_Task input:_
--- start ---

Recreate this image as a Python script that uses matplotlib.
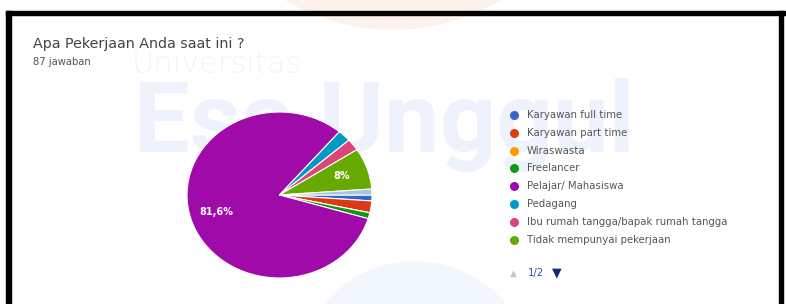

--- end ---
--- start ---

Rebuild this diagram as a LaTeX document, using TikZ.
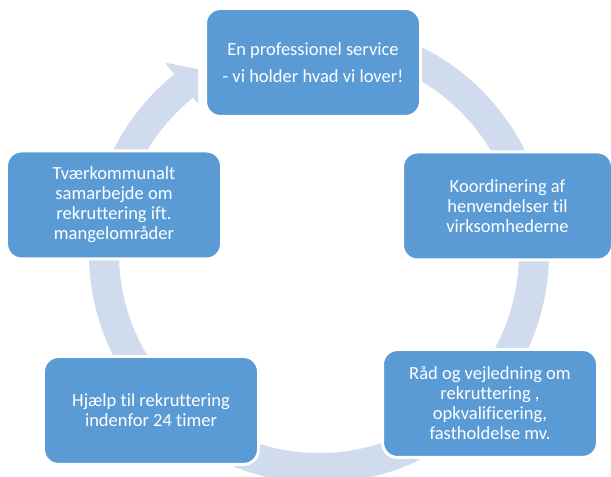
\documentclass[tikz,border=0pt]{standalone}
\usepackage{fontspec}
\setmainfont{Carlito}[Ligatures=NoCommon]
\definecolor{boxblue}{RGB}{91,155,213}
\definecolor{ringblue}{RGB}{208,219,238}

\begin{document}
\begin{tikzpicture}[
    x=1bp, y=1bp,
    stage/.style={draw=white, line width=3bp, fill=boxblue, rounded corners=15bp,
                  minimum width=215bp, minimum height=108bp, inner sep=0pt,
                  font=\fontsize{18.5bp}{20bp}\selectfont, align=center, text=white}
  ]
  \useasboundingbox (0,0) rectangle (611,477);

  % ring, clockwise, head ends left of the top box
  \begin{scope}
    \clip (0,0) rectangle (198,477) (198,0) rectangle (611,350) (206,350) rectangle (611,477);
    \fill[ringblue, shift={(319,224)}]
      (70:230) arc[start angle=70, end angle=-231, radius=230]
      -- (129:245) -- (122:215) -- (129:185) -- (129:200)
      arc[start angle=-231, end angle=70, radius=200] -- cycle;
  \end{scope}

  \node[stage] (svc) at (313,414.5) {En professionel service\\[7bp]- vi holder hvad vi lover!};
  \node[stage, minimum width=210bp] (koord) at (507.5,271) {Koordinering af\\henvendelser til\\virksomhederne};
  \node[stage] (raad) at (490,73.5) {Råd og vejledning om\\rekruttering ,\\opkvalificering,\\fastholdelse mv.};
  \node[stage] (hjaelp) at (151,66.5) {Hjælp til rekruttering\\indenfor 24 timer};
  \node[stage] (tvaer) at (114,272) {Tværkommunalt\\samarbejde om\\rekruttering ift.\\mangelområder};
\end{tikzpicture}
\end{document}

--- end ---
--- start ---

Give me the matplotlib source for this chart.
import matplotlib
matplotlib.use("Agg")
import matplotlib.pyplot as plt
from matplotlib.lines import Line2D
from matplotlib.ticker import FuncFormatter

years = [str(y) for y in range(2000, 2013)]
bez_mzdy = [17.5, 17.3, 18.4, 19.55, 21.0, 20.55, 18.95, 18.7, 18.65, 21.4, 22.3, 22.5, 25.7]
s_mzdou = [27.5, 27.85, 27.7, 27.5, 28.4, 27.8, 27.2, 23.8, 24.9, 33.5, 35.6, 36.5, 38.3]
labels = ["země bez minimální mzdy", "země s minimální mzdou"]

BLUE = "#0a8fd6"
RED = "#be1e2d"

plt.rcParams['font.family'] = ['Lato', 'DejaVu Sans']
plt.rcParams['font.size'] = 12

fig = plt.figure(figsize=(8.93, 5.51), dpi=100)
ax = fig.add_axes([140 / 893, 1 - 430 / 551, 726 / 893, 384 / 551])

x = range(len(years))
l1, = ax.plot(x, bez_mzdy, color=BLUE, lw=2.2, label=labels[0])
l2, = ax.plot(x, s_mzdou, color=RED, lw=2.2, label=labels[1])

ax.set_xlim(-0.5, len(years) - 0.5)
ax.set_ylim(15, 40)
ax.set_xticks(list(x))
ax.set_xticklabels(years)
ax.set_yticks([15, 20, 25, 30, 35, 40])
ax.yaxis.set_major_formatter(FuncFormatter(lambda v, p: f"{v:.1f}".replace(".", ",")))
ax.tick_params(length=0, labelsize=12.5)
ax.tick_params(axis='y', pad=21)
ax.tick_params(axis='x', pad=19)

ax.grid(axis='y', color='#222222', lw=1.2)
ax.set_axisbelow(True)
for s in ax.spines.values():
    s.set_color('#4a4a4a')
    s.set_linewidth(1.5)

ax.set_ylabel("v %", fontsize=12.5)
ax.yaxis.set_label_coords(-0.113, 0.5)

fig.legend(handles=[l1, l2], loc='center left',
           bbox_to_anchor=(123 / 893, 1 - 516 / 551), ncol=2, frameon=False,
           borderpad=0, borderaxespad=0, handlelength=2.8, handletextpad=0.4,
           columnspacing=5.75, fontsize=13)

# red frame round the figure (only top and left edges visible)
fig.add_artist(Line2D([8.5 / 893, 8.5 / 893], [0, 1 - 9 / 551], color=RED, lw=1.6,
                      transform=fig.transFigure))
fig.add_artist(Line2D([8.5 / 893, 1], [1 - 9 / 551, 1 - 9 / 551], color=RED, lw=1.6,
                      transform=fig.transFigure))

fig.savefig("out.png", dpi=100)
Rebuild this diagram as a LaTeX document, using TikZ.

--- end ---

_Instructions to follow:_ Above this instruction are the records; retype exactly the lines from the one containing "Give me the matplotlib source for this chart." up to and including the one containing "ax = fig.add_axes([140".

_Written solution:_
Give me the matplotlib source for this chart.
import matplotlib
matplotlib.use("Agg")
import matplotlib.pyplot as plt
from matplotlib.lines import Line2D
from matplotlib.ticker import FuncFormatter

years = [str(y) for y in range(2000, 2013)]
bez_mzdy = [17.5, 17.3, 18.4, 19.55, 21.0, 20.55, 18.95, 18.7, 18.65, 21.4, 22.3, 22.5, 25.7]
s_mzdou = [27.5, 27.85, 27.7, 27.5, 28.4, 27.8, 27.2, 23.8, 24.9, 33.5, 35.6, 36.5, 38.3]
labels = ["země bez minimální mzdy", "země s minimální mzdou"]

BLUE = "#0a8fd6"
RED = "#be1e2d"

plt.rcParams['font.family'] = ['Lato', 'DejaVu Sans']
plt.rcParams['font.size'] = 12

fig = plt.figure(figsize=(8.93, 5.51), dpi=100)
ax = fig.add_axes([140 / 893, 1 - 430 / 551, 726 / 893, 384 / 551])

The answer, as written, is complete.